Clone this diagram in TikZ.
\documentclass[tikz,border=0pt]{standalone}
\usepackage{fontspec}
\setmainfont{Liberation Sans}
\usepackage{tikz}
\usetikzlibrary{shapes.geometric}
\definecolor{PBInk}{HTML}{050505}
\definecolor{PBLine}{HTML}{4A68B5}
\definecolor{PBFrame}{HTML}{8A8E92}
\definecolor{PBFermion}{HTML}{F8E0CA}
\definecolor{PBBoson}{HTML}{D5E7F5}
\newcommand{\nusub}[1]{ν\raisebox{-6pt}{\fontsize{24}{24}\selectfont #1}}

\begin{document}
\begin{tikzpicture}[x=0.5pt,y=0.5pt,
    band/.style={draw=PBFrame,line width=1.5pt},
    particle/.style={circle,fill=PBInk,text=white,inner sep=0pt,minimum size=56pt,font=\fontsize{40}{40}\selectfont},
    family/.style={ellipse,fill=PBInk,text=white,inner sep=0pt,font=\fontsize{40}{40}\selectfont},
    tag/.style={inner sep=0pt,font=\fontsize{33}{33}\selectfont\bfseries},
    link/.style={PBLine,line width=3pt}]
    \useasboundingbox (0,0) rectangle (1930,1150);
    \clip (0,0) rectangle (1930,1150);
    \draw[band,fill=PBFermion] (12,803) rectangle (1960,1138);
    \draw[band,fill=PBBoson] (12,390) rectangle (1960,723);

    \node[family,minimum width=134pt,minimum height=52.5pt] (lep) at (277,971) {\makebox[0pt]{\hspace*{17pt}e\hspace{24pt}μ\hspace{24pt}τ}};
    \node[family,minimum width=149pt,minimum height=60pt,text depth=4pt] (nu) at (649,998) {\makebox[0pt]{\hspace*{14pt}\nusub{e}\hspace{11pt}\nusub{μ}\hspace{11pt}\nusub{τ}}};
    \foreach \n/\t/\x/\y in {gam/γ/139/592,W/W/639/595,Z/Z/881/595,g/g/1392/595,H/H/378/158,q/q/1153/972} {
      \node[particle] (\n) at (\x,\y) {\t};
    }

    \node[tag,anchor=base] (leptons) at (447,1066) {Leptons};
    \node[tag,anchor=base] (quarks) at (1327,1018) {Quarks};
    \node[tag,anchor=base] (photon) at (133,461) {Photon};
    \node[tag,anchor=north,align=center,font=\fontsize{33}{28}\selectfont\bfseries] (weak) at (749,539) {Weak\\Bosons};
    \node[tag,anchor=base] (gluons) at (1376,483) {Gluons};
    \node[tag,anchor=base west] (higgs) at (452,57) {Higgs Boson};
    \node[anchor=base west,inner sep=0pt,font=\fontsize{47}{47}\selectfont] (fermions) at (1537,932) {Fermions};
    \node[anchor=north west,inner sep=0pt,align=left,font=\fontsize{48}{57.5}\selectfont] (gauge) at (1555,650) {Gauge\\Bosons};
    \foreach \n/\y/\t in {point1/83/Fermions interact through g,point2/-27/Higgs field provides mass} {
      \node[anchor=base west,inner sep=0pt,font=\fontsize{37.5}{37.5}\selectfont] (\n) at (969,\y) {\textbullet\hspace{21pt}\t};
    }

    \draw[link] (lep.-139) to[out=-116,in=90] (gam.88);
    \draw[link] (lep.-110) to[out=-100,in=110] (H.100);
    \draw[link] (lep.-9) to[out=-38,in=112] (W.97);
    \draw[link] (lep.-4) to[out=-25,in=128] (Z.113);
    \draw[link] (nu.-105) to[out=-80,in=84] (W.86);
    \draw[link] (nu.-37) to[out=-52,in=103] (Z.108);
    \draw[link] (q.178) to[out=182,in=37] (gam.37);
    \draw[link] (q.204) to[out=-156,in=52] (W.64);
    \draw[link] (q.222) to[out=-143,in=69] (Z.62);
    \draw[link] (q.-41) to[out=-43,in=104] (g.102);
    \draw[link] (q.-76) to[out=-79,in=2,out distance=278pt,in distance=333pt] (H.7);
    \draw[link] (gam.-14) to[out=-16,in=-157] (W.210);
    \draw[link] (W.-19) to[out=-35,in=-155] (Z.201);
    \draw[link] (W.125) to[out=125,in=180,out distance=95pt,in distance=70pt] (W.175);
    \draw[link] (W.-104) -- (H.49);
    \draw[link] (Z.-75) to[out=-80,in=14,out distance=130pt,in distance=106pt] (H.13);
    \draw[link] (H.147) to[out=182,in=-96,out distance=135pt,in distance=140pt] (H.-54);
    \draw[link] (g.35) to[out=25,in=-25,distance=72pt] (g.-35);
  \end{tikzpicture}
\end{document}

★ ★ ★ ★

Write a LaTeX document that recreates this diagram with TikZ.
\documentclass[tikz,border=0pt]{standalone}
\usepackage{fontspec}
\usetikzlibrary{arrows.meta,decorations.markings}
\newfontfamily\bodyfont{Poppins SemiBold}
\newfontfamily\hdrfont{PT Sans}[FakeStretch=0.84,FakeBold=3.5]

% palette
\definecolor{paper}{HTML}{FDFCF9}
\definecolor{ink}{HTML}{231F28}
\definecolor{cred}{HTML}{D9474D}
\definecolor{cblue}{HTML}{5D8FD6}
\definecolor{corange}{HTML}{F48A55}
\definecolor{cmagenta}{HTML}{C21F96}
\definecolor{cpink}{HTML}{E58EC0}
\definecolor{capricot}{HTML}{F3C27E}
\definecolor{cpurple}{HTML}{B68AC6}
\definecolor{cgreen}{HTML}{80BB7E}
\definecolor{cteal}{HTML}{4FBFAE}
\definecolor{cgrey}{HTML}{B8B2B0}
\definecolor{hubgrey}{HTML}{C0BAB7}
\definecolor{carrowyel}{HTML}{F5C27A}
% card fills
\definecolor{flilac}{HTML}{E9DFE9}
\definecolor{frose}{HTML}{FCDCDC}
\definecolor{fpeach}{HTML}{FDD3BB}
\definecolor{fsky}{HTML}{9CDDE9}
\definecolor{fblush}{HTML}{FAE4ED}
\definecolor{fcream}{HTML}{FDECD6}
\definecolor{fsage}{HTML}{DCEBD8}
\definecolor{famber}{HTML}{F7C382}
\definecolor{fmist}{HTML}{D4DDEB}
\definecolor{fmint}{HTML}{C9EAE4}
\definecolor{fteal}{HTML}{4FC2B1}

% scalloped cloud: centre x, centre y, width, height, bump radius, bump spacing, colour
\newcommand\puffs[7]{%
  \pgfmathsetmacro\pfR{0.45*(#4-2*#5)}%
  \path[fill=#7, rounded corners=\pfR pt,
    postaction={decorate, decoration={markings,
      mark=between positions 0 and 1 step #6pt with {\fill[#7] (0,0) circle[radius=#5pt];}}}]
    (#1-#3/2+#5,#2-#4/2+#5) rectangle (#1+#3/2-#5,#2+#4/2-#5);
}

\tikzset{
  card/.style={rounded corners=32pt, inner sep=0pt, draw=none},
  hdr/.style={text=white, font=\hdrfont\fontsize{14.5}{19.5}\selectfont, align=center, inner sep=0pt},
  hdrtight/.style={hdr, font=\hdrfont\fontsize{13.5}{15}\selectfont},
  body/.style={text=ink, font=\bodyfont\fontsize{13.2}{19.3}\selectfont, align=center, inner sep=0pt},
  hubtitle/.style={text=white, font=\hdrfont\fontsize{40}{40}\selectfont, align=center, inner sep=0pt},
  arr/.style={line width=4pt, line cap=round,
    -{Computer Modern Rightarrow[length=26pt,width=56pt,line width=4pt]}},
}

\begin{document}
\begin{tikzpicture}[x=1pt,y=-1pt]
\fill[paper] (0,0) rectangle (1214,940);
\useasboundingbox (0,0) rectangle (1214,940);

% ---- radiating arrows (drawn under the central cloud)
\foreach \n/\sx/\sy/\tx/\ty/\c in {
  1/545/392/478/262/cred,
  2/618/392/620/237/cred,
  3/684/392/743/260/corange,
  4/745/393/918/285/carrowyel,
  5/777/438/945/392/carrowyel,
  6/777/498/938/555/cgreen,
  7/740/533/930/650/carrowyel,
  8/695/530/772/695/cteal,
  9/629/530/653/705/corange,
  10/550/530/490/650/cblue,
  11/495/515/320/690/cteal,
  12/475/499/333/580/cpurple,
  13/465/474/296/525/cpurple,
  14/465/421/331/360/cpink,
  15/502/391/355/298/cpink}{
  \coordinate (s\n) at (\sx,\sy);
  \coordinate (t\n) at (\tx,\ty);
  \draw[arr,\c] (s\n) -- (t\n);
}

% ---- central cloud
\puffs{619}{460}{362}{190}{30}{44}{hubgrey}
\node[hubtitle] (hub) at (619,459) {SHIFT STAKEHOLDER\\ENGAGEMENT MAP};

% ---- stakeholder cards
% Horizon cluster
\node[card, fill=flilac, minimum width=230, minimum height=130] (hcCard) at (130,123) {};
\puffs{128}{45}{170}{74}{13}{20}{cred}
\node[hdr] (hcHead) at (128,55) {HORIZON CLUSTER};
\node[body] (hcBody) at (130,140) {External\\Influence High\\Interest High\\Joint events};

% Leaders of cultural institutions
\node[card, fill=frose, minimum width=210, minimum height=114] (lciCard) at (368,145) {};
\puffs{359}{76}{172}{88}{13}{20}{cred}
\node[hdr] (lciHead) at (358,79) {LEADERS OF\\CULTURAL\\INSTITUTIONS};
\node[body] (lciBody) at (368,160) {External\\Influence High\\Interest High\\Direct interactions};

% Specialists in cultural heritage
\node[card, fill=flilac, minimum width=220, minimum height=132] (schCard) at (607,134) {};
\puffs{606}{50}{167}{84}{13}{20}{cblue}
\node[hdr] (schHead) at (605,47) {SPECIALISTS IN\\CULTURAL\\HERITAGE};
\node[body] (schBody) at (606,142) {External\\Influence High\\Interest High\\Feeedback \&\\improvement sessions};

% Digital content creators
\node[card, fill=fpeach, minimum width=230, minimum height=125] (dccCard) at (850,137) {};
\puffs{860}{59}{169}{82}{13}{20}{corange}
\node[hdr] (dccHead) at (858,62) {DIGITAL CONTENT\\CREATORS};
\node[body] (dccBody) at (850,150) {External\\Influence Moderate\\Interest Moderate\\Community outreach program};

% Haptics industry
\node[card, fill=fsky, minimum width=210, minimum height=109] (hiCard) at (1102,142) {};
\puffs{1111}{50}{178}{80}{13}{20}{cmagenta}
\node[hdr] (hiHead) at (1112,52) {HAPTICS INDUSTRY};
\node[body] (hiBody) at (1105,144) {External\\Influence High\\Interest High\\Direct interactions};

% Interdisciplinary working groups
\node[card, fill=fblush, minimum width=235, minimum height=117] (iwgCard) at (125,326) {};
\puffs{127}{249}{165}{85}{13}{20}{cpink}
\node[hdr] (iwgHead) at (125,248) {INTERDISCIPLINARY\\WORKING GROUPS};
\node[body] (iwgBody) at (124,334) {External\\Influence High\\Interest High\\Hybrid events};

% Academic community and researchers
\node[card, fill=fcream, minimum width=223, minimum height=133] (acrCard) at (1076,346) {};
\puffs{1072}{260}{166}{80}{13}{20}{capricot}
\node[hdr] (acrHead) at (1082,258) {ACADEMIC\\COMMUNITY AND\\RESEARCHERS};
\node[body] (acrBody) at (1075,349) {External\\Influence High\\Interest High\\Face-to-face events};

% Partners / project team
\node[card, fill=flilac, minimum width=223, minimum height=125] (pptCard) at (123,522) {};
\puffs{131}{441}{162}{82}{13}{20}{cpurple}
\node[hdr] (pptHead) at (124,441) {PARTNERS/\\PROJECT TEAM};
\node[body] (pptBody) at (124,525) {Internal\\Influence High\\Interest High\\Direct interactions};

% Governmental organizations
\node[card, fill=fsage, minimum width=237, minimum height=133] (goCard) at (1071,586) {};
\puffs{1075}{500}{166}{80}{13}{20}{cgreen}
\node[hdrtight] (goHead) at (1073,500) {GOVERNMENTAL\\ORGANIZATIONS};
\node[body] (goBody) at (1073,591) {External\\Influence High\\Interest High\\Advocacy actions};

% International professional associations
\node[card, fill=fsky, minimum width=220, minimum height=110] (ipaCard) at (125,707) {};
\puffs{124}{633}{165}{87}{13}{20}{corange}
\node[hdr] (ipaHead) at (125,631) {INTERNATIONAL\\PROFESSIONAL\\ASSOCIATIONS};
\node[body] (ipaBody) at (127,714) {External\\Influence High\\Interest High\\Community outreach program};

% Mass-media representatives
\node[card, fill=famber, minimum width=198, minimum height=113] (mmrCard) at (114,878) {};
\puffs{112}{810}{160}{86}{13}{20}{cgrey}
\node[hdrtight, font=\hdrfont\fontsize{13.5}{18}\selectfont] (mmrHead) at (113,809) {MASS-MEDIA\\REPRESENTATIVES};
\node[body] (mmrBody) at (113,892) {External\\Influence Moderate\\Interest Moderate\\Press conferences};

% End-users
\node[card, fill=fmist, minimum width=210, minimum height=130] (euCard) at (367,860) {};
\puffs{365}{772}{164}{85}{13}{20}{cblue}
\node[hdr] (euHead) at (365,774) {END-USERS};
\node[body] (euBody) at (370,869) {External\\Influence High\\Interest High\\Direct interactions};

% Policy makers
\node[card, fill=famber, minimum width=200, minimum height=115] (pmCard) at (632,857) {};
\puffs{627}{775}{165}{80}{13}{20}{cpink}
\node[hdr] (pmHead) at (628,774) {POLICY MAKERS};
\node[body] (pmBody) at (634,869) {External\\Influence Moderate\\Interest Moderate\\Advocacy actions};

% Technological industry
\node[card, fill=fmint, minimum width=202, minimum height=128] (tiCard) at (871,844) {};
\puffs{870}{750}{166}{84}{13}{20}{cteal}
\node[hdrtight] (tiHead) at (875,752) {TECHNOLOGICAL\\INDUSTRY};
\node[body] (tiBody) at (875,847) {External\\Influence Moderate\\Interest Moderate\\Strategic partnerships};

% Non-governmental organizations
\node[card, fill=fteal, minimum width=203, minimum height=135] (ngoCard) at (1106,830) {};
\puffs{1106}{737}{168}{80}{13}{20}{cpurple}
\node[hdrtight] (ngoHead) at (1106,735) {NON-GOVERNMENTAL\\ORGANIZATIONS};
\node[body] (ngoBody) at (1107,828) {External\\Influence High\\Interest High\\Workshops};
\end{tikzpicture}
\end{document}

★ ★ ★ ★

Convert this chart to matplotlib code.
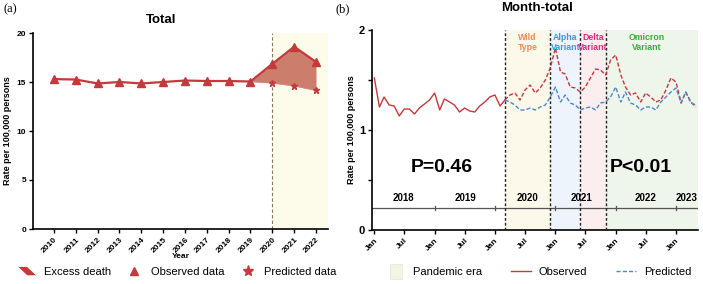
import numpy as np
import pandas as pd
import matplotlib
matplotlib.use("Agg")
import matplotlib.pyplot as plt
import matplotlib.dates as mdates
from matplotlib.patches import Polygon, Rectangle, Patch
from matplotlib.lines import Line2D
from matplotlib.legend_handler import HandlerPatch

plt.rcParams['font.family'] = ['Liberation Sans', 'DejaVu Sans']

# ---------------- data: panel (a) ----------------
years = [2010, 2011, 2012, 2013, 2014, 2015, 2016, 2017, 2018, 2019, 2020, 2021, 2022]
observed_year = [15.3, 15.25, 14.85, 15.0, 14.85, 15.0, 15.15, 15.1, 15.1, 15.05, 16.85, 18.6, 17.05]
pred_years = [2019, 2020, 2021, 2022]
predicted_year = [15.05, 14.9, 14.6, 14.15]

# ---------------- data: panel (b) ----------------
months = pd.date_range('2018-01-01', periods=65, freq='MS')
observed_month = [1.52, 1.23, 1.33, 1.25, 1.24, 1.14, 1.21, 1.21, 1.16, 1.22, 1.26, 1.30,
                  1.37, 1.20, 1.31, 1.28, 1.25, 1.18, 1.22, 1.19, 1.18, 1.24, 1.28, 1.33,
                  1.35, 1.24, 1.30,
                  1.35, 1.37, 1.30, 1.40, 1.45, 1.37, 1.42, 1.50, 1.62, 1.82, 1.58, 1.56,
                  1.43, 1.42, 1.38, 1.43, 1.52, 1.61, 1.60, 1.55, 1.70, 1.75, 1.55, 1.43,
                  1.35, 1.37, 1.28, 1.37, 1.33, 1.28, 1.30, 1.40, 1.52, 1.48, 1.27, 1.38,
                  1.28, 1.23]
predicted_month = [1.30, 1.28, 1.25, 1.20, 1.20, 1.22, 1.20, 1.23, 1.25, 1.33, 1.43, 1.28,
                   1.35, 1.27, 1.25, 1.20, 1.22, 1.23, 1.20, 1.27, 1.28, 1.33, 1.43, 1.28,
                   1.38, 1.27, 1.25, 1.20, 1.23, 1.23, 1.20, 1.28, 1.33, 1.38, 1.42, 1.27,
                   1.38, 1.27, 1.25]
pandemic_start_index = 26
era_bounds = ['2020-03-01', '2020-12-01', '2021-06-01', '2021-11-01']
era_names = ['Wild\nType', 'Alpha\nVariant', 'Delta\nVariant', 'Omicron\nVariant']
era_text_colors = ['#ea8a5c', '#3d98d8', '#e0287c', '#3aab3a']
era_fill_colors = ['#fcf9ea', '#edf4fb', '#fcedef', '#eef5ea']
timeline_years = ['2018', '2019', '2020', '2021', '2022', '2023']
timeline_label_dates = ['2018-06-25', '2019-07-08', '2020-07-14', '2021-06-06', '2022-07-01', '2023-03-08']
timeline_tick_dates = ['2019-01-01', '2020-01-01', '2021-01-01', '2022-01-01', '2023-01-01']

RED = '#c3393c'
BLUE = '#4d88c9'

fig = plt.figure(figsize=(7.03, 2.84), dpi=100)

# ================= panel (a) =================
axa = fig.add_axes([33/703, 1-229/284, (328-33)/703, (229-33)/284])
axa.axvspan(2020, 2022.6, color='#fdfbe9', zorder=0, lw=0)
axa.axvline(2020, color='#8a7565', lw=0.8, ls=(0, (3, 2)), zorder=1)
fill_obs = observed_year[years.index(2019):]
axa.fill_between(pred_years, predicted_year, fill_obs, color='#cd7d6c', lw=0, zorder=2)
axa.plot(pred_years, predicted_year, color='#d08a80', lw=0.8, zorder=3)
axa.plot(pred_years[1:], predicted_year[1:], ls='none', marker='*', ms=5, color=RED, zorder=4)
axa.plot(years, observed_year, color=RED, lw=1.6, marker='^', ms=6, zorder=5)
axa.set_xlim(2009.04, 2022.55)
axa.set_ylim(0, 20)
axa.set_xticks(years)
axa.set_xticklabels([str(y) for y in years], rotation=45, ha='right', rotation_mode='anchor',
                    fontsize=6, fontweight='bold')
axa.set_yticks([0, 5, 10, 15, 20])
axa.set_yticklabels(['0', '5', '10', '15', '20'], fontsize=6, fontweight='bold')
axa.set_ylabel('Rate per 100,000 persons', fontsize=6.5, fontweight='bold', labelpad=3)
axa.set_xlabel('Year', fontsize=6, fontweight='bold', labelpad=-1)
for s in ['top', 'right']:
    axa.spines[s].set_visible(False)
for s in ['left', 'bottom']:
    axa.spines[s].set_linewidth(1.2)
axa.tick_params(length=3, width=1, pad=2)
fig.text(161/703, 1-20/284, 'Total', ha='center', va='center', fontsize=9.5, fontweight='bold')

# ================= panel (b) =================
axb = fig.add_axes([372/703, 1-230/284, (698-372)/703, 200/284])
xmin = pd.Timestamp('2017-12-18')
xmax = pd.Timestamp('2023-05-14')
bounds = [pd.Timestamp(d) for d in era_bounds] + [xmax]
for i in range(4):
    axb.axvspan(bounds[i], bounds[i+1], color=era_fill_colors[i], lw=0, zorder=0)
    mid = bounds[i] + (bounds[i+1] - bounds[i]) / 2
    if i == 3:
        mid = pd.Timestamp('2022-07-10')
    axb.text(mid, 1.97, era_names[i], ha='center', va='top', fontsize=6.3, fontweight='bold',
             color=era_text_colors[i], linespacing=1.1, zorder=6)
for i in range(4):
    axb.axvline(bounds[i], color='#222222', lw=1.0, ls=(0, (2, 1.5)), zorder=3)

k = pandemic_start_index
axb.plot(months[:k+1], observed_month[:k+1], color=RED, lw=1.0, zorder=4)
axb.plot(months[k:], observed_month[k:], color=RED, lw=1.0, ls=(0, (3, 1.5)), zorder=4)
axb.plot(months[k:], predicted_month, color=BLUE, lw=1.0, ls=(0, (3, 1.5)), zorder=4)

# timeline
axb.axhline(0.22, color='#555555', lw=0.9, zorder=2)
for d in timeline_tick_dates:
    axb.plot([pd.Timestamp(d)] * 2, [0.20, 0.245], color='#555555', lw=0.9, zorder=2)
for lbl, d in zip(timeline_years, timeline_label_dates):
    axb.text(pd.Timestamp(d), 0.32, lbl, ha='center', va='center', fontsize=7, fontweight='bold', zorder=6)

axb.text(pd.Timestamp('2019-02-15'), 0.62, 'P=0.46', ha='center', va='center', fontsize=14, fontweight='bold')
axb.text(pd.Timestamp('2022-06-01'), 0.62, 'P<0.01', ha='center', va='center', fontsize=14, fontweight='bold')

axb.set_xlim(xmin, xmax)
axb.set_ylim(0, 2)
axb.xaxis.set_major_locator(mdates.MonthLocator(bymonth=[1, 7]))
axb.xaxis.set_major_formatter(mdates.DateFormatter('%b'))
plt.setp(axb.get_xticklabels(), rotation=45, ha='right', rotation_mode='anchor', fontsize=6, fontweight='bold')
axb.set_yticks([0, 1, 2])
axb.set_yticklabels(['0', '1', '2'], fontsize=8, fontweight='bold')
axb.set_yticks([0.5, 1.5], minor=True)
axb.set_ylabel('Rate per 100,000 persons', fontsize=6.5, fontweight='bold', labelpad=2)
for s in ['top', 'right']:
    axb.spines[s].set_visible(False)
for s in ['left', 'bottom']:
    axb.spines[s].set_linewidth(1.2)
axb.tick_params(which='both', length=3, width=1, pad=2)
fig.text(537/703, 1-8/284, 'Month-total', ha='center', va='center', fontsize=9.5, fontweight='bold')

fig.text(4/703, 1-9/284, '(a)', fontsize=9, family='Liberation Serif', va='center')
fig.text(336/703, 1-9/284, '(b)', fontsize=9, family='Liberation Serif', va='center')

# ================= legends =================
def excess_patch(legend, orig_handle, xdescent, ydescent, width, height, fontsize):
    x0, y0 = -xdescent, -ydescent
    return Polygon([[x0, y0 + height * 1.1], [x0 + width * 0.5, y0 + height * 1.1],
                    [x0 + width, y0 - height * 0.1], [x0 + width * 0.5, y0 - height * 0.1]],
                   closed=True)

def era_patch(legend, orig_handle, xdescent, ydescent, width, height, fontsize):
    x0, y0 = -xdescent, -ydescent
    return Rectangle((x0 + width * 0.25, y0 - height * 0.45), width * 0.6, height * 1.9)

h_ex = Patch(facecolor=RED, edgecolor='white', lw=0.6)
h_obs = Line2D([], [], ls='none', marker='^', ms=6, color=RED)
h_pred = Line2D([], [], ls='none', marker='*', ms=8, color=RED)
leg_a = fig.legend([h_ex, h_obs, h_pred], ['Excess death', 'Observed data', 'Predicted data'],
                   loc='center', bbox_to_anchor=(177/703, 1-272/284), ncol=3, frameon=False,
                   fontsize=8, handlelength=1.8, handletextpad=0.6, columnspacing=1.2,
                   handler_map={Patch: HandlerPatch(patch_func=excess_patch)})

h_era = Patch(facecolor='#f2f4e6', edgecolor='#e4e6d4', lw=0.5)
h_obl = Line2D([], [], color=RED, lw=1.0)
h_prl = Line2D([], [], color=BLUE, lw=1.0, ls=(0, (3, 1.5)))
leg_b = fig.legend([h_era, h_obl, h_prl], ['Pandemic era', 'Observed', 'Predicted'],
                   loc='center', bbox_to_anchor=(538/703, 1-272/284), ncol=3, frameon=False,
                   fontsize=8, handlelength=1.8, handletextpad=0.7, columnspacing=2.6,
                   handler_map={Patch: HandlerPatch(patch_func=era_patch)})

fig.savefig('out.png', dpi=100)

★ ★ ★ ★

*EXERCISE PROMPT*: Pick out all lines containing the string "with".

*WRITTEN ANSWER*:
Write a LaTeX document that recreates this diagram with TikZ.
      mark=between positions 0 and 1 step #6pt with {\fill[#7] (0,0) circle[radius=#5pt];}}}]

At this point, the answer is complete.